ULAB Multicultural Conclave 2022: A Dialogic ImagiNation of Bangladesh: Literary-Linguistic-Cultural Representations, Non-representations and Misrepresentations
The Department of English and Humanities greeted the new year with the observation of the 70th anniversary of the Language Movement of 1952. The ULAB Multicultural Conclave, organized by the Department of English and Humanities, was a way to celebrate the beginning of the Bengali Language Movement, as well as to ask and encourage discourse about how Bangladesh as a nation is being imagined in works of literature.
The conclave was a 2-day event, beginning at 9am on the 25th of February and ending on the evening of the 26th. It had amassed 300 registered participants, from over 8 countries and 4 continents. The title of the conclave, “Dialogic Imagination”, was taken from the novel of the same name by Mikhail Bakhlin. “Dialogic” refers to the use of dialogue to generate conversation and discussions. The 2nd part of the conclave’s title alludes to Benedict Anderson’s “Imagined Communities”. Anderson himself depicts nation as a socially constructed community.
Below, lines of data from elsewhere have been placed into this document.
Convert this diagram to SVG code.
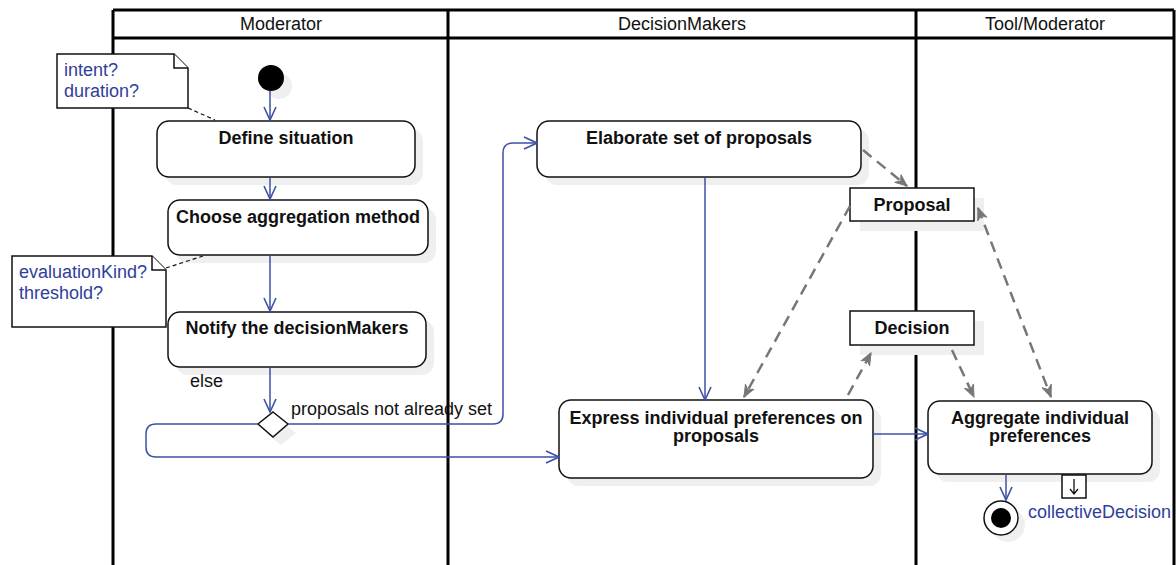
<svg xmlns="http://www.w3.org/2000/svg" width="1176" height="565" viewBox="0 0 1176 565">
<defs>
<style>
.lane{fill:none;stroke:#000;stroke-width:3}
.hdr{font-family:"Liberation Sans",Arial,sans-serif;font-size:18px;fill:#111;text-anchor:middle}
.act{fill:#fff;stroke:#111;stroke-width:1.5}
.sh{fill:#efefef;stroke:none}
.bt{font-family:"Liberation Sans",Arial,sans-serif;font-size:18px;font-weight:bold;fill:#111;text-anchor:middle}
.note{fill:#fff;stroke:#111;stroke-width:1.5}
.nt{font-family:"Liberation Sans",Arial,sans-serif;font-size:18px;fill:#2e3e9c}
.lbl{font-family:"Liberation Sans",Arial,sans-serif;font-size:18px;fill:#111}
.flow{fill:none;stroke:#3b51a6;stroke-width:1.5}
.obj{fill:none;stroke:#777;stroke-width:2.5;stroke-dasharray:11,7}
.dl{fill:none;stroke:#111;stroke-width:1.2;stroke-dasharray:4,3}
</style>
<marker id="oa" viewBox="0 0 15 14" refX="14" refY="7" markerWidth="15" markerHeight="14" markerUnits="userSpaceOnUse" orient="auto">
<path d="M1,1 L14,7 L1,13" fill="none" stroke="#3b51a6" stroke-width="1.6"/>
</marker>
<marker id="ga" viewBox="0 0 13 12" refX="12" refY="6" markerWidth="13" markerHeight="12" markerUnits="userSpaceOnUse" orient="auto">
<path d="M0,1 L12,6 L0,11 L4,6 Z" fill="#777" stroke="#777" stroke-width="1"/>
</marker>
<marker id="gs" viewBox="0 0 13 12" refX="1" refY="6" markerWidth="13" markerHeight="12" markerUnits="userSpaceOnUse" orient="auto">
<path d="M13,1 L1,6 L13,11 L9,6 Z" fill="#777" stroke="#777" stroke-width="1"/>
</marker>
</defs>
<rect width="1176" height="565" fill="#fff"/>

<g id="swimlanes">
<line class="lane" x1="113" y1="10" x2="1174" y2="10"/>
<line class="lane" x1="113" y1="38" x2="1174" y2="38"/>
<line class="lane" x1="113" y1="10" x2="113" y2="565"/>
<line class="lane" x1="448" y1="10" x2="448" y2="565"/>
<line class="lane" x1="916" y1="10" x2="916" y2="565"/>
<line class="lane" x1="1174" y1="10" x2="1174" y2="565"/>
<text class="hdr" x="281" y="30">Moderator</text>
<text class="hdr" x="682" y="30">DecisionMakers</text>
<text class="hdr" x="1045" y="30">Tool/Moderator</text>
</g>

<g id="note1">
<path class="note" d="M57,54 H174 L188,68 V108 H57 Z"/>
<path class="note" d="M174,54 V68 H188"/>
<text class="nt" x="64" y="76">intent?</text>
<text class="nt" x="64" y="97">duration?</text>
</g>

<g id="note2">
<path class="note" d="M12,256 H152 L166,270 V327 H12 Z"/>
<path class="note" d="M152,256 V270 H166"/>
<text class="nt" x="19" y="278">evaluationKind?</text>
<text class="nt" x="19" y="299">threshold?</text>
</g>

<g id="start">
<circle class="sh" cx="279" cy="86" r="13"/>
<circle cx="271" cy="78" r="13" fill="#000"/>
</g>

<g id="define">
<rect class="sh" x="165" y="129" width="258" height="56" rx="12"/>
<rect class="act" x="157" y="121" width="258" height="56" rx="12"/>
<text class="bt" x="286" y="144">Define situation</text>
</g>

<g id="choose">
<rect class="sh" x="176" y="208" width="260" height="55" rx="12"/>
<rect class="act" x="168" y="200" width="260" height="55" rx="12"/>
<text class="bt" x="298" y="223">Choose aggregation method</text>
</g>

<g id="notify">
<rect class="sh" x="176" y="320" width="258" height="55" rx="12"/>
<rect class="act" x="168" y="312" width="258" height="55" rx="12"/>
<text class="bt" x="297" y="334">Notify the decisionMakers</text>
</g>

<g id="decision-node">
<path class="sh" d="M281,421 L296,433 L281,445 L266,433 Z"/>
<path d="M273,412 L288,424 L273,437 L258,424 Z" fill="#fff" stroke="#111" stroke-width="1.5"/>
<text class="lbl" x="190" y="387">else</text>
<text class="lbl" x="291" y="415">proposals not already set</text>
</g>

<g id="elaborate">
<rect class="sh" x="545" y="129" width="324" height="56" rx="12"/>
<rect class="act" x="537" y="121" width="324" height="56" rx="12"/>
<text class="bt" x="699" y="144">Elaborate set of proposals</text>
</g>

<g id="express">
<rect class="sh" x="567" y="408" width="314" height="78" rx="12"/>
<rect class="act" x="559" y="400" width="314" height="78" rx="12"/>
<text class="bt" x="716" y="424">Express individual preferences on</text>
<text class="bt" x="716" y="442">proposals</text>
</g>

<g id="proposal">
<rect class="sh" x="860" y="198" width="124" height="33"/>
<rect class="act" x="850" y="188" width="124" height="33"/>
<text class="bt" x="912" y="211">Proposal</text>
</g>

<g id="decision">
<rect class="sh" x="860" y="321" width="124" height="34"/>
<rect class="act" x="850" y="311" width="124" height="34"/>
<text class="bt" x="912" y="334">Decision</text>
</g>

<g id="aggregate">
<rect class="sh" x="936" y="409" width="224" height="73" rx="12"/>
<rect class="act" x="928" y="401" width="224" height="73" rx="12"/>
<text class="bt" x="1040" y="424">Aggregate individual</text>
<text class="bt" x="1040" y="442">preferences</text>
</g>

<g id="output-pin">
<rect x="1062" y="475" width="24" height="23" fill="#fff" stroke="#111" stroke-width="1.5"/>
<path d="M1074,479 V493 M1070,489 L1074,494 L1078,489" fill="none" stroke="#111" stroke-width="1.3"/>
<text class="nt" x="1028" y="518">collectiveDecision</text>
</g>

<g id="final">
<circle class="sh" cx="1008" cy="525" r="17"/>
<circle cx="1001" cy="518" r="17" fill="#fff" stroke="#111" stroke-width="1.5"/>
<circle cx="1001" cy="518" r="10" fill="#000"/>
</g>

<g id="connectors">
<path class="flow" d="M270,91 V120" marker-end="url(#oa)"/>
<path class="flow" d="M270,178 V199" marker-end="url(#oa)"/>
<path class="flow" d="M270,256 V311" marker-end="url(#oa)"/>
<path class="flow" d="M270,368 V412" marker-end="url(#oa)"/>
<path class="flow" d="M288,424 H493 Q503,424 503,414 V153 Q503,143 513,143 H537" marker-end="url(#oa)"/>
<path class="flow" d="M258,424 H156 Q146,424 146,434 V447 Q146,457 156,457 H559" marker-end="url(#oa)"/>
<path class="flow" d="M705,178 V400" marker-end="url(#oa)"/>
<path class="flow" d="M873,434 H928" marker-end="url(#oa)"/>
<path class="flow" d="M1006,475 V500" marker-end="url(#oa)"/>
<path class="obj" d="M863,150 L907,186" marker-end="url(#ga)"/>
<path class="obj" d="M850,206 L744,397" marker-end="url(#ga)"/>
<path class="obj" d="M848,395 L871,353" marker-end="url(#ga)"/>
<path class="obj" d="M952,350 L974,397" marker-end="url(#ga)"/>
<path class="obj" d="M978,208 L1051,397" marker-start="url(#gs)" marker-end="url(#ga)"/>
<path class="dl" d="M188,108 L215,120"/>
<path class="dl" d="M166,268 L203,256"/>
</g>
</svg>
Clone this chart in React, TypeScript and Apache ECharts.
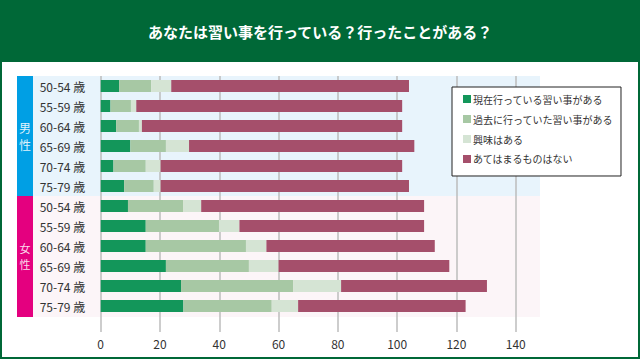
import React, { useEffect, useRef } from "react";
import * as echarts from "echarts";

const title = "あなたは習い事を行っている？行ったことがある？";
const ages = ["50-54 歳", "55-59 歳", "60-64 歳", "65-69 歳", "70-74 歳", "75-79 歳"];
const groups = ["男性", "女性"];
const seriesNames = ["現在行っている習い事がある", "過去に行っていた習い事がある", "興味はある", "あてはまるものはない"];
const xTicks = [0, 20, 40, 60, 80, 100, 120, 140];

// male rows then female rows (top to bottom)
const current = [6.2, 3.3, 5.2, 10.0, 4.3, 7.9, 9.2, 15.2, 15.2, 22.0, 27.1, 27.9];
const past = [10.8, 6.9, 7.7, 12.0, 10.9, 10.0, 18.7, 24.7, 33.8, 28.0, 37.9, 29.8];
const interest = [6.8, 1.8, 1.0, 7.8, 5.0, 2.3, 6.0, 6.9, 6.9, 10.0, 16.1, 8.9];
const none = [80.2, 89.7, 87.8, 76.0, 81.5, 83.8, 75.2, 62.3, 56.8, 57.6, 49.2, 56.5];

const colors = ["#13965a", "#a7c8a4", "#d5e4d4", "#a54f6b"];
const font = "'Noto Sans CJK JP', 'Noto Sans', sans-serif";

export default function App() {
  const ref = useRef<HTMLDivElement>(null);
  useEffect(() => {
    if (!ref.current) return;
    const chart = echarts.init(ref.current, null, { renderer: "svg" });
    const categories = groups.flatMap((g) => ages.map((a) => g + "|" + a));
    const values = [current, past, interest, none];
    chart.setOption({
      animation: false,
      backgroundColor: "#ffffff",
      textStyle: { fontFamily: font },
      grid: { left: 100.7, width: 415, top: 76, height: 240, containLabel: false },
      legend: {
        orient: "vertical",
        left: 452,
        top: 87,
        backgroundColor: "#ffffff",
        borderColor: "#222222",
        borderWidth: 1,
        padding: [7, 8, 12, 11],
        itemWidth: 8,
        itemHeight: 8,
        itemGap: 10,
        icon: "rect",
        textStyle: { fontSize: 10, color: "#333333", fontFamily: font, padding: [0, 0, 0, -3] },
        data: seriesNames,
      },
      xAxis: {
        type: "value",
        min: 0,
        max: 140,
        interval: 20,
        axisLine: { show: false },
        axisTick: { show: true, length: 16, lineStyle: { color: "#bdbdbd", width: 1.5 } },
        splitLine: { show: true, lineStyle: { color: "#bdbdbd", width: 1.5 } },
        axisLabel: { color: "#333333", fontSize: 12, margin: 21, fontFamily: font },
        data: xTicks,
      },
      yAxis: {
        type: "category",
        inverse: true,
        data: categories,
        axisLine: { show: false },
        axisTick: { show: false },
        axisLabel: {
          align: "left",
          margin: 61,
          color: "#333333",
          fontSize: 12,
          fontFamily: font,
          formatter: (v: string) => v.split("|")[1],
        },
      },
      graphic: [
        { type: "rect", z: -10, shape: { x: 0, y: 0, width: 640, height: 62 }, style: { fill: "#006837" } },
        { type: "rect", z: -10, shape: { x: 1, y: 1, width: 638, height: 357 }, style: { fill: "none", stroke: "#006837", lineWidth: 2 } },
        {
          type: "text",
          z: 10,
          x: 320,
          y: 31,
          style: { text: title, fill: "#ffffff", fontSize: 15, fontWeight: "bold", fontFamily: font, align: "center", verticalAlign: "middle" },
        },
        { type: "rect", z: -10, shape: { x: 33, y: 76, width: 507, height: 120 }, style: { fill: "#e8f4fc" } },
        { type: "rect", z: -10, shape: { x: 33, y: 196, width: 507, height: 121 }, style: { fill: "#fcf5f8" } },
        { type: "rect", z: -10, shape: { x: 17, y: 76, width: 16, height: 120 }, style: { fill: "#009fe4" } },
        { type: "rect", z: -10, shape: { x: 17, y: 196, width: 16, height: 121 }, style: { fill: "#e4007f" } },
        {
          type: "text",
          z: 10,
          x: 25,
          y: 136,
          style: { text: "男\n性", fill: "#dff2fc", fontSize: 12, lineHeight: 17, fontFamily: font, align: "center", verticalAlign: "middle" },
        },
        {
          type: "text",
          z: 10,
          x: 25,
          y: 256,
          style: { text: "女\n性", fill: "#fbd9ea", fontSize: 11, lineHeight: 16, fontFamily: font, align: "center", verticalAlign: "middle" },
        },
      ],
      series: seriesNames.map((name, i) => ({
        name,
        type: "bar",
        stack: "total",
        barWidth: 12,
        itemStyle: { color: colors[i] },
        data: values[i],
      })),
    });
    return () => chart.dispose();
  }, []);
  return <div ref={ref} style={{ position: "fixed", left: 0, top: 0, width: 640, height: 360 }} />;
}
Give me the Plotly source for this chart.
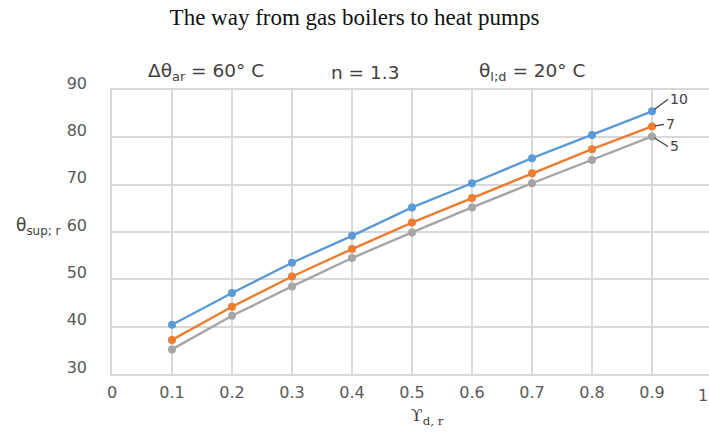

Professor Shamsad Mortuza, the Pro-Vice-Chancellor and the Dean of the School of Arts and Humanities, delivered his opening remarks to the audience. Professor Mortuza discussed the current conflicts brewing in the European nations. He remarked on how the media will tell stories, often shifting blame from one party to another, and how the current state of such nations was similar in nature to the environment created during the Language Movement of 1952. He stated the importance of revisiting the question of Language, to ponder what led martyrs during the days of the war to sacrifice themselves and get involved with the Movement. The conclave is held also to discuss the various representations, non-representations and misrepresentations of Bangladesh, and Bengali people in general, in popular media.
After Professor Mortuza’s uplifting opening remarked, Professor Syed Manzoorul Islam, a Keynote speaker and Professor of English and Humanities at ULAB, addressed the audience. Professor Islam acknowledged the current difficulties of the ongoing pandemic, about how it sometimes brought out the worst aspects of humanity out in broad daylight. He talked about the role of literature in acknowledging such matters. To quote, “Poetry can somehow attempt to readdress the imbalances created by ethnic cleansing, mass extermination of minorities and the killing of languages which are considered unimportant as the number of practitioners are very low.”